> _Set task_
Print the entries below word for word; the pictures stay out of your copy.
───── Entries supplied ─────
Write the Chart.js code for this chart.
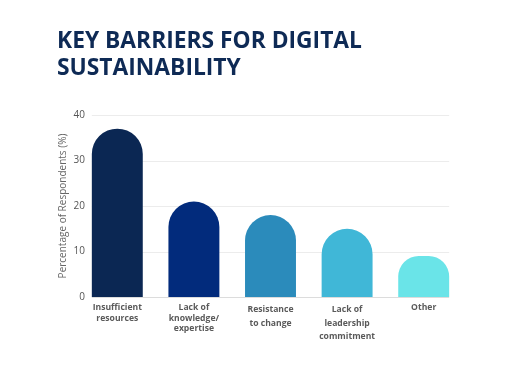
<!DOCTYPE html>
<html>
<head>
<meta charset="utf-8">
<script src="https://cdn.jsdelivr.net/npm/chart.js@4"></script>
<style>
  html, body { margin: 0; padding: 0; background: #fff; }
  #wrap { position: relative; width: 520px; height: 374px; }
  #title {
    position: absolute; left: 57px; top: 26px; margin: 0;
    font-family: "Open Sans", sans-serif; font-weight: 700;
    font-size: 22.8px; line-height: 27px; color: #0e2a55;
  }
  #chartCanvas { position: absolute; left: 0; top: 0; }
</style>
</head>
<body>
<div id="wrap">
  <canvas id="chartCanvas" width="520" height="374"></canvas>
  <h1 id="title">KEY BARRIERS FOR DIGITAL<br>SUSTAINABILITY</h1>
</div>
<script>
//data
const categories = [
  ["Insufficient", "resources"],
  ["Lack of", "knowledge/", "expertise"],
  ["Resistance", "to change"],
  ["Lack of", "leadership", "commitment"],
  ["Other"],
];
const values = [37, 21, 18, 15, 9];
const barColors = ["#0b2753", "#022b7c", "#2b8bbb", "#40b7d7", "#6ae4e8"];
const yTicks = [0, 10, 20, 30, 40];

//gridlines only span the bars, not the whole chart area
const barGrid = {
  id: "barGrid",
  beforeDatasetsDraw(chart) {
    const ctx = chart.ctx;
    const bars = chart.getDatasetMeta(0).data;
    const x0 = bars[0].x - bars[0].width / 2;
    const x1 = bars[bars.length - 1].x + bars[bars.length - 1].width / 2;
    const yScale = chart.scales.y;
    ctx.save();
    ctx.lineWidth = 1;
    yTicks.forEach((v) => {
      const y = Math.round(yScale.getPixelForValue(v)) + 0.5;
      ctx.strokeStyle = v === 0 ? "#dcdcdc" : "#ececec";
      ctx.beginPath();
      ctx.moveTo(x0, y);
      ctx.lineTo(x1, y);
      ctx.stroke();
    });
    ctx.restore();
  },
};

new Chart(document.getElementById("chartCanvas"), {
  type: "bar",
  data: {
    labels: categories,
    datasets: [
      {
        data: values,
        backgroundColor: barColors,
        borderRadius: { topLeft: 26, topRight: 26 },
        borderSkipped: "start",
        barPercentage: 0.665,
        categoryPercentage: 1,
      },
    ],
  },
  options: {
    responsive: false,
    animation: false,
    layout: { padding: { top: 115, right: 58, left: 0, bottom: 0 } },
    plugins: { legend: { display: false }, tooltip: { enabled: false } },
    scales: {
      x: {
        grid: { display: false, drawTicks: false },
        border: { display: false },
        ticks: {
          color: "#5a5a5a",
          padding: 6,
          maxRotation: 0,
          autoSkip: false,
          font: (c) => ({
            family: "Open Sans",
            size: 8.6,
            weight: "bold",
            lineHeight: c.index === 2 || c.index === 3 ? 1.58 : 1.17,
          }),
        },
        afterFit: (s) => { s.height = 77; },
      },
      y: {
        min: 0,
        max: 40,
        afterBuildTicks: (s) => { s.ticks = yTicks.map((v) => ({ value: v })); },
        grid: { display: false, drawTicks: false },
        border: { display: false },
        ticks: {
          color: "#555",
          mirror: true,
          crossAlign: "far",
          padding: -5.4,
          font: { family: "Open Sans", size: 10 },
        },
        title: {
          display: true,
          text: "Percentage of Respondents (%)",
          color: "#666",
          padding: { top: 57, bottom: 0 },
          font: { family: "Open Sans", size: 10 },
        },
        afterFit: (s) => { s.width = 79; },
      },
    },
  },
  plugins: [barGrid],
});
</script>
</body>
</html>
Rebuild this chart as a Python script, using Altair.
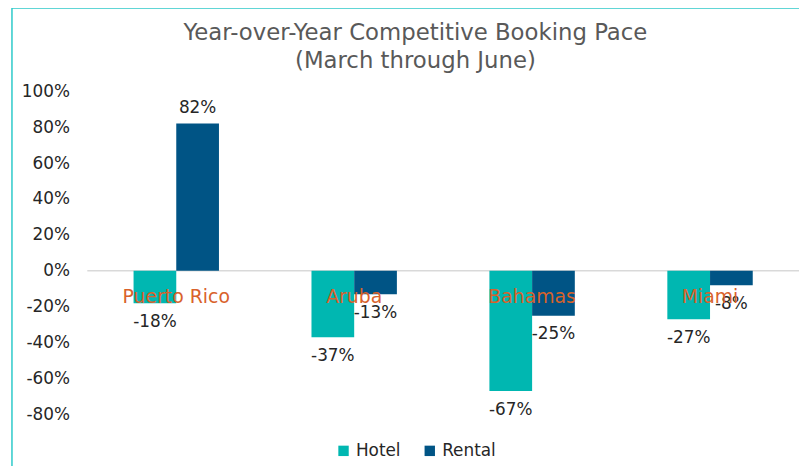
─────
> _Exercise solution_
Write the Chart.js code for this chart.
<!DOCTYPE html>
<html>
<head>
<meta charset="utf-8">
<script src="https://cdn.jsdelivr.net/npm/chart.js@4"></script>
<style>
  html, body { margin: 0; padding: 0; background: #fff; }
  #wrap { position: relative; width: 520px; height: 374px; }
  #title {
    position: absolute; left: 57px; top: 26px; margin: 0;
    font-family: "Open Sans", sans-serif; font-weight: 700;
    font-size: 22.8px; line-height: 27px; color: #0e2a55;
  }
  #chartCanvas { position: absolute; left: 0; top: 0; }
</style>
</head>
<body>
<div id="wrap">
  <canvas id="chartCanvas" width="520" height="374"></canvas>
  <h1 id="title">KEY BARRIERS FOR DIGITAL<br>SUSTAINABILITY</h1>
</div>
<script>
//data
const categories = [
  ["Insufficient", "resources"],
  ["Lack of", "knowledge/", "expertise"],
  ["Resistance", "to change"],
  ["Lack of", "leadership", "commitment"],
  ["Other"],
];
const values = [37, 21, 18, 15, 9];
const barColors = ["#0b2753", "#022b7c", "#2b8bbb", "#40b7d7", "#6ae4e8"];
const yTicks = [0, 10, 20, 30, 40];

//gridlines only span the bars, not the whole chart area
const barGrid = {
  id: "barGrid",
  beforeDatasetsDraw(chart) {
    const ctx = chart.ctx;
    const bars = chart.getDatasetMeta(0).data;
    const x0 = bars[0].x - bars[0].width / 2;
    const x1 = bars[bars.length - 1].x + bars[bars.length - 1].width / 2;
    const yScale = chart.scales.y;
    ctx.save();
    ctx.lineWidth = 1;
    yTicks.forEach((v) => {
      const y = Math.round(yScale.getPixelForValue(v)) + 0.5;
      ctx.strokeStyle = v === 0 ? "#dcdcdc" : "#ececec";
      ctx.beginPath();
      ctx.moveTo(x0, y);
      ctx.lineTo(x1, y);
      ctx.stroke();
    });
    ctx.restore();
  },
};

new Chart(document.getElementById("chartCanvas"), {
  type: "bar",
  data: {
    labels: categories,
    datasets: [
      {
        data: values,
        backgroundColor: barColors,
        borderRadius: { topLeft: 26, topRight: 26 },
        borderSkipped: "start",
        barPercentage: 0.665,
        categoryPercentage: 1,
      },
    ],
  },
  options: {
    responsive: false,
    animation: false,
    layout: { padding: { top: 115, right: 58, left: 0, bottom: 0 } },
    plugins: { legend: { display: false }, tooltip: { enabled: false } },
    scales: {
      x: {
        grid: { display: false, drawTicks: false },
        border: { display: false },
        ticks: {
          color: "#5a5a5a",
          padding: 6,
          maxRotation: 0,
          autoSkip: false,
          font: (c) => ({
            family: "Open Sans",
            size: 8.6,
            weight: "bold",
            lineHeight: c.index === 2 || c.index === 3 ? 1.58 : 1.17,
          }),
        },
        afterFit: (s) => { s.height = 77; },
      },
      y: {
        min: 0,
        max: 40,
        afterBuildTicks: (s) => { s.ticks = yTicks.map((v) => ({ value: v })); },
        grid: { display: false, drawTicks: false },
        border: { display: false },
        ticks: {
          color: "#555",
          mirror: true,
          crossAlign: "far",
          padding: -5.4,
          font: { family: "Open Sans", size: 10 },
        },
        title: {
          display: true,
          text: "Percentage of Respondents (%)",
          color: "#666",
          padding: { top: 57, bottom: 0 },
          font: { family: "Open Sans", size: 10 },
        },
        afterFit: (s) => { s.width = 79; },
      },
    },
  },
  plugins: [barGrid],
});
</script>
</body>
</html>
Rebuild this chart as a Python script, using Altair.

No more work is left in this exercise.